-- THE INPUT start --

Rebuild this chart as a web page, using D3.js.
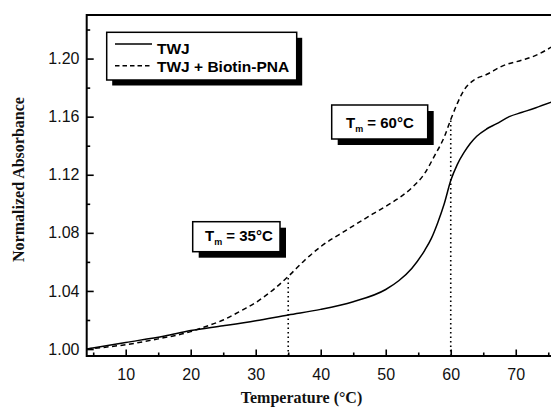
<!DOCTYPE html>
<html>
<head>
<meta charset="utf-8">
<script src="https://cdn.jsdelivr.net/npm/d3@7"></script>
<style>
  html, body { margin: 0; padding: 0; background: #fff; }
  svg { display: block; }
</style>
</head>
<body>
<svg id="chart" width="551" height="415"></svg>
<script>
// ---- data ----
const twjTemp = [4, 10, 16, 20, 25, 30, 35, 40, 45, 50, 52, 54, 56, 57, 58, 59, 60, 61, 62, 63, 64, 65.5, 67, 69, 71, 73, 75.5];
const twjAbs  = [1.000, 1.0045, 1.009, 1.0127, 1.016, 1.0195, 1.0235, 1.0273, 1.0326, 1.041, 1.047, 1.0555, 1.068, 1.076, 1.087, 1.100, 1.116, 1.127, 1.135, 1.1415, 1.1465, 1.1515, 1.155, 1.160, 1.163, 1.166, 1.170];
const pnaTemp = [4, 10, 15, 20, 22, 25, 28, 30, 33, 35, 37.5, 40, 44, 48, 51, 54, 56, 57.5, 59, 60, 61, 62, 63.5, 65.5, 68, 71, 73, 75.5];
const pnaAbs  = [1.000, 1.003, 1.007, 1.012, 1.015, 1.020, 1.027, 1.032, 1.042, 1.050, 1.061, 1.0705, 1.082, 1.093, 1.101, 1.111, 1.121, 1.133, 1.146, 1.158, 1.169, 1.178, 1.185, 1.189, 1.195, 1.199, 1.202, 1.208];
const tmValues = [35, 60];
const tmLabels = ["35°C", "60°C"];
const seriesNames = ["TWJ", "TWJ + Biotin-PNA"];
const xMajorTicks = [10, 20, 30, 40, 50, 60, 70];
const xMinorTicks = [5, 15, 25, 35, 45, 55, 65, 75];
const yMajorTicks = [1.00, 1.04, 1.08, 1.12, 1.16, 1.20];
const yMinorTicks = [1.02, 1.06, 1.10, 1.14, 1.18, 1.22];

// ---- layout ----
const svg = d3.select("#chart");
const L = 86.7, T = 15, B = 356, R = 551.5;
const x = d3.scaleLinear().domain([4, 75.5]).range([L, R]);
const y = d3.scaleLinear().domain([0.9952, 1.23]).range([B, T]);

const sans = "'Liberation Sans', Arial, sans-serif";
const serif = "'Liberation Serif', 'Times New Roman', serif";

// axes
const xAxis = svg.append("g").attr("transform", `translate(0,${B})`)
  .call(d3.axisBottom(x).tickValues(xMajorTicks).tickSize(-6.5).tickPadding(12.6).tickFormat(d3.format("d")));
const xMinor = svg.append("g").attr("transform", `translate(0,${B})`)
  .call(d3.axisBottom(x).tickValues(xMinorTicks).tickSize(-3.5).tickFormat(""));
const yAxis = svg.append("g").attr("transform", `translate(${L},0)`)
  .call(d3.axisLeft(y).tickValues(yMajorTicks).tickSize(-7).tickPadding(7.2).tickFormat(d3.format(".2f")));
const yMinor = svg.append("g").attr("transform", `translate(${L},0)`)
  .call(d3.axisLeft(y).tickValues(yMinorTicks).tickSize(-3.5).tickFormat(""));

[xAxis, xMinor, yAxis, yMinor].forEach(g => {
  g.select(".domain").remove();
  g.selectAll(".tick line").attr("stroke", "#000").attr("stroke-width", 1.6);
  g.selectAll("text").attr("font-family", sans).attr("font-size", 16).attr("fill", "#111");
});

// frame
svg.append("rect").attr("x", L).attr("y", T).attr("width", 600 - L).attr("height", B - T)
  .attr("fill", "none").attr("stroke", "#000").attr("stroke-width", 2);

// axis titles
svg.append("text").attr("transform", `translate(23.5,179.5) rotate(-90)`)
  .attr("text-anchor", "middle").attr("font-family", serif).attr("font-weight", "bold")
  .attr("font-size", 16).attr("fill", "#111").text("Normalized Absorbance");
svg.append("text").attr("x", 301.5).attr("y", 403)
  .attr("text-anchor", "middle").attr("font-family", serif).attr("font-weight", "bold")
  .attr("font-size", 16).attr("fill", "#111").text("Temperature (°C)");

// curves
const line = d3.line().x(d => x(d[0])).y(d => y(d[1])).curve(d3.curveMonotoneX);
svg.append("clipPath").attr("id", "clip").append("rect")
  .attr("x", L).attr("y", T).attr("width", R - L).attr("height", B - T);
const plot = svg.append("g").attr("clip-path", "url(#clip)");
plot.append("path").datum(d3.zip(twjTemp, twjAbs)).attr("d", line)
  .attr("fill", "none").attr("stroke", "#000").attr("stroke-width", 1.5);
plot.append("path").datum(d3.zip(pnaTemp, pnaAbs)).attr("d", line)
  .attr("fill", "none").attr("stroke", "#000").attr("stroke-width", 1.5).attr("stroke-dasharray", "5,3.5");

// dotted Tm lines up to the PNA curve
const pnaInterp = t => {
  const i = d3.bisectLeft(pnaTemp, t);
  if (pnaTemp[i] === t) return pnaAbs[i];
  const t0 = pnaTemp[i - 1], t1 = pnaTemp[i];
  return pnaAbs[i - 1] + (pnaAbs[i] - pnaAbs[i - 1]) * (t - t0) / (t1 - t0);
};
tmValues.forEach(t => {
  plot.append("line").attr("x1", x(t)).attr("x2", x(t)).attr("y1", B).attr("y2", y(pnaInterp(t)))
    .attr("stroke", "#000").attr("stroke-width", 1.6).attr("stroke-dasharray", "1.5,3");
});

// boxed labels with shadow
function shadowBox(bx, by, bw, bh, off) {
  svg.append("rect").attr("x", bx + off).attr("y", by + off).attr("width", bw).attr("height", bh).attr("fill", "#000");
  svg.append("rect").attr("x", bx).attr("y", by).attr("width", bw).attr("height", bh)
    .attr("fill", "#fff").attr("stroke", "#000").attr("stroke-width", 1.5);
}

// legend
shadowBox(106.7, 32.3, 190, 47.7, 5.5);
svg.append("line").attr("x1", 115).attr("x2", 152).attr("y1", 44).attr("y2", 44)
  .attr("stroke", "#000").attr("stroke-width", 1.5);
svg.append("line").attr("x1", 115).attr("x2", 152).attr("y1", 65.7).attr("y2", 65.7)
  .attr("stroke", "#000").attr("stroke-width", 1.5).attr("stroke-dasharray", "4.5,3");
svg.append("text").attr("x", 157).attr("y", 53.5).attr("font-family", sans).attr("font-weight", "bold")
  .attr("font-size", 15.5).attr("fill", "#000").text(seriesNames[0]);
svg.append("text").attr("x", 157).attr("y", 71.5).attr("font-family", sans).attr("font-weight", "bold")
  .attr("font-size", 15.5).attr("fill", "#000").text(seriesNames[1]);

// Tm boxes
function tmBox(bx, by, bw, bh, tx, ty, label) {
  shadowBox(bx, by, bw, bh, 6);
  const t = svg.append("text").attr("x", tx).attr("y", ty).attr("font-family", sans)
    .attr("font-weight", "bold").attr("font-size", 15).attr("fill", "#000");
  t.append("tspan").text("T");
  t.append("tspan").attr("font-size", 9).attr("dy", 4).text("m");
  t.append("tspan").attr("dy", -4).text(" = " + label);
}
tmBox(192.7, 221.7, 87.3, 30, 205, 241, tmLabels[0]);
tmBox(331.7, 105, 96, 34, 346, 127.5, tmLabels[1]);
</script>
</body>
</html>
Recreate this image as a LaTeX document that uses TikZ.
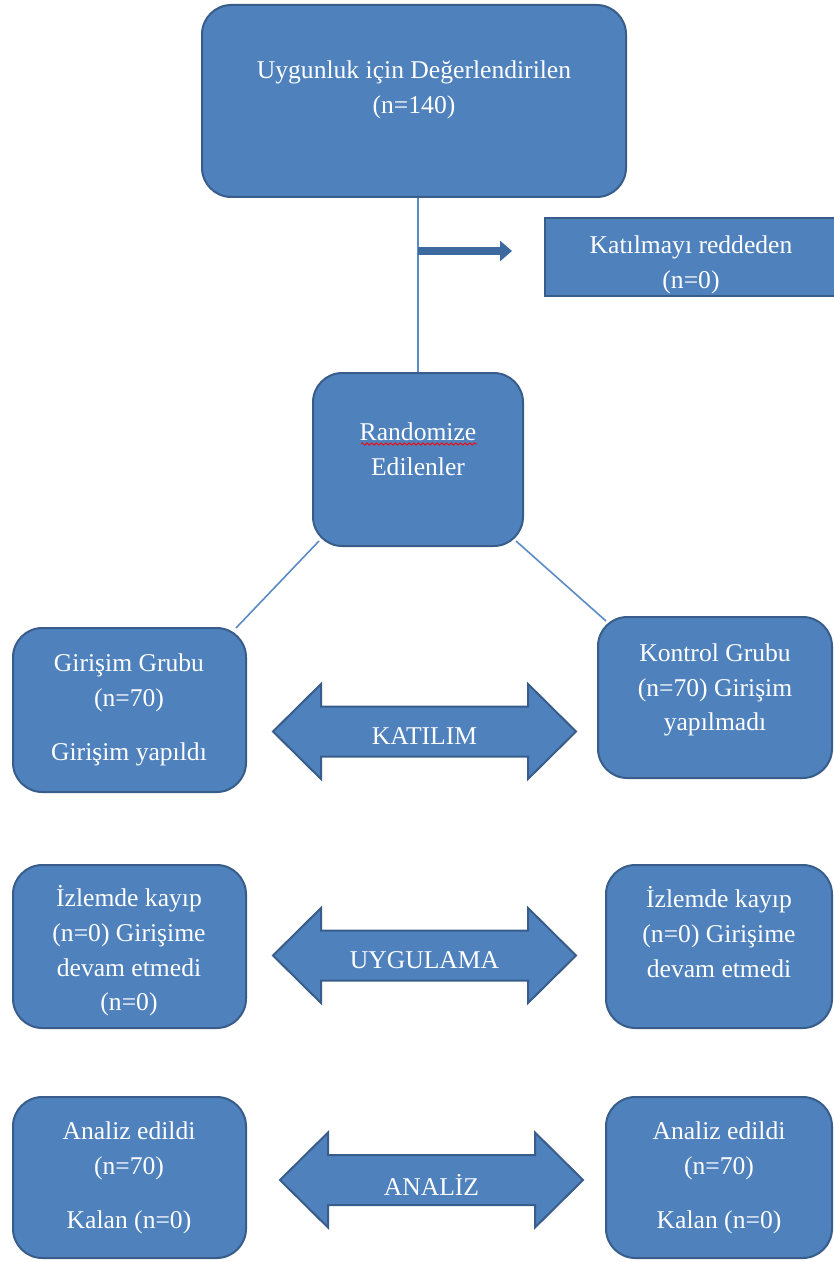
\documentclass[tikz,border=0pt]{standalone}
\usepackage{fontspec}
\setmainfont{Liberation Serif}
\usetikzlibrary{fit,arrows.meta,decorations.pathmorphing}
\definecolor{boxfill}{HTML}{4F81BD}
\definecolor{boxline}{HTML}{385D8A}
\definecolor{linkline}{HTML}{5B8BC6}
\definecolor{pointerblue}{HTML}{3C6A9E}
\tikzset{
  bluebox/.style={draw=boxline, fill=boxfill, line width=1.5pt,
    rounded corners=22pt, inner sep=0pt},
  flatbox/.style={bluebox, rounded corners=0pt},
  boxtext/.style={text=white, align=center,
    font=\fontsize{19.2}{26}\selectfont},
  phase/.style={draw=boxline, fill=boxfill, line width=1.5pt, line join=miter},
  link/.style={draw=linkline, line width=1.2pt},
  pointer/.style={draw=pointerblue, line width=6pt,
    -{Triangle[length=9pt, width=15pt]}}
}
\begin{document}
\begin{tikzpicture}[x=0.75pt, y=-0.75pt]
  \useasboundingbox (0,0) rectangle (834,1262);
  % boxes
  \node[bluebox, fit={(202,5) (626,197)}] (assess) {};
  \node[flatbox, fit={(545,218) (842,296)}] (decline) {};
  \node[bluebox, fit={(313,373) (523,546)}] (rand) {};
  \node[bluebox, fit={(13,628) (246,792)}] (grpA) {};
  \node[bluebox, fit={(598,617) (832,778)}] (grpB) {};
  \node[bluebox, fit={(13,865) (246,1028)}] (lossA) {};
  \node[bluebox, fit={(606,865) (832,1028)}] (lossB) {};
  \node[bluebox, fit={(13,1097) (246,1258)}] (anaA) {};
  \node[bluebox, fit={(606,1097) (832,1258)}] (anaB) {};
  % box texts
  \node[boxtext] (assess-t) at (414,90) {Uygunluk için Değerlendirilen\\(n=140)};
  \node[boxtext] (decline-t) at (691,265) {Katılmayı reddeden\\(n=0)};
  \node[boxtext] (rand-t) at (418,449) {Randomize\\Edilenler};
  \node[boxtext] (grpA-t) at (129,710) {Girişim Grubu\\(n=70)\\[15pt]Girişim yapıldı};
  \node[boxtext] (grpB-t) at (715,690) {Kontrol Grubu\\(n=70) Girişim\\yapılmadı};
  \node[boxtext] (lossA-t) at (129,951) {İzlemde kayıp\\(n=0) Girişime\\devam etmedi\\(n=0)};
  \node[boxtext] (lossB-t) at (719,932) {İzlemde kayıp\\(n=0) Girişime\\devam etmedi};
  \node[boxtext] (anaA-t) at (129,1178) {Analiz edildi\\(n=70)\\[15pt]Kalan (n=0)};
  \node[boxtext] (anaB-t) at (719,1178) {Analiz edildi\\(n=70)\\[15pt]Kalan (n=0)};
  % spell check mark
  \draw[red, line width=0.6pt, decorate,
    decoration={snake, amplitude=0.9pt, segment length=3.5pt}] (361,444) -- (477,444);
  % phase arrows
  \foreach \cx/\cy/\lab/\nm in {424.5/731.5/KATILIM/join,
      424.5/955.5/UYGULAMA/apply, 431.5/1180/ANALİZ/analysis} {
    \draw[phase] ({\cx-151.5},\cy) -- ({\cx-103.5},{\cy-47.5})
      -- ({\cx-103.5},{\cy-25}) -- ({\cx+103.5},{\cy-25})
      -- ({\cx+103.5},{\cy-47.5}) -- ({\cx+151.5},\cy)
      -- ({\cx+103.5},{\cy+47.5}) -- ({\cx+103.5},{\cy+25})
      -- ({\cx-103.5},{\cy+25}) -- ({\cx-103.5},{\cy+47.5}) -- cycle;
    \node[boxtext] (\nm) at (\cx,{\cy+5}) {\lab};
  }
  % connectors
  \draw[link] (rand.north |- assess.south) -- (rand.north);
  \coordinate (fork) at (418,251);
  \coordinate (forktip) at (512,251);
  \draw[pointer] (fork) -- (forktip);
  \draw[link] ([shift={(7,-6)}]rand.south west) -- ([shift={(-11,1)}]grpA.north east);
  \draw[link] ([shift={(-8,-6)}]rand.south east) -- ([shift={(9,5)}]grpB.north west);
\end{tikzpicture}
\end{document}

-- THE INPUT end --

* THE EXERCISE *
Start at the top of the entries and repeat each line exactly, ending at the line that contains "Serif', 'Times New". Pictures are not part of the copy.

* WRITTEN ANSWER *
Rebuild this chart as a web page, using D3.js.
<!DOCTYPE html>
<html>
<head>
<meta charset="utf-8">
<script src="https://cdn.jsdelivr.net/npm/d3@7"></script>
<style>
  html, body { margin: 0; padding: 0; background: #fff; }
  svg { display: block; }
</style>
</head>
<body>
<svg id="chart" width="551" height="415"></svg>
<script>
// ---- data ----
const twjTemp = [4, 10, 16, 20, 25, 30, 35, 40, 45, 50, 52, 54, 56, 57, 58, 59, 60, 61, 62, 63, 64, 65.5, 67, 69, 71, 73, 75.5];
const twjAbs  = [1.000, 1.0045, 1.009, 1.0127, 1.016, 1.0195, 1.0235, 1.0273, 1.0326, 1.041, 1.047, 1.0555, 1.068, 1.076, 1.087, 1.100, 1.116, 1.127, 1.135, 1.1415, 1.1465, 1.1515, 1.155, 1.160, 1.163, 1.166, 1.170];
const pnaTemp = [4, 10, 15, 20, 22, 25, 28, 30, 33, 35, 37.5, 40, 44, 48, 51, 54, 56, 57.5, 59, 60, 61, 62, 63.5, 65.5, 68, 71, 73, 75.5];
const pnaAbs  = [1.000, 1.003, 1.007, 1.012, 1.015, 1.020, 1.027, 1.032, 1.042, 1.050, 1.061, 1.0705, 1.082, 1.093, 1.101, 1.111, 1.121, 1.133, 1.146, 1.158, 1.169, 1.178, 1.185, 1.189, 1.195, 1.199, 1.202, 1.208];
const tmValues = [35, 60];
const tmLabels = ["35°C", "60°C"];
const seriesNames = ["TWJ", "TWJ + Biotin-PNA"];
const xMajorTicks = [10, 20, 30, 40, 50, 60, 70];
const xMinorTicks = [5, 15, 25, 35, 45, 55, 65, 75];
const yMajorTicks = [1.00, 1.04, 1.08, 1.12, 1.16, 1.20];
const yMinorTicks = [1.02, 1.06, 1.10, 1.14, 1.18, 1.22];

// ---- layout ----
const svg = d3.select("#chart");
const L = 86.7, T = 15, B = 356, R = 551.5;
const x = d3.scaleLinear().domain([4, 75.5]).range([L, R]);
const y = d3.scaleLinear().domain([0.9952, 1.23]).range([B, T]);

const sans = "'Liberation Sans', Arial, sans-serif";
const serif = "'Liberation Serif', 'Times New Roman', serif";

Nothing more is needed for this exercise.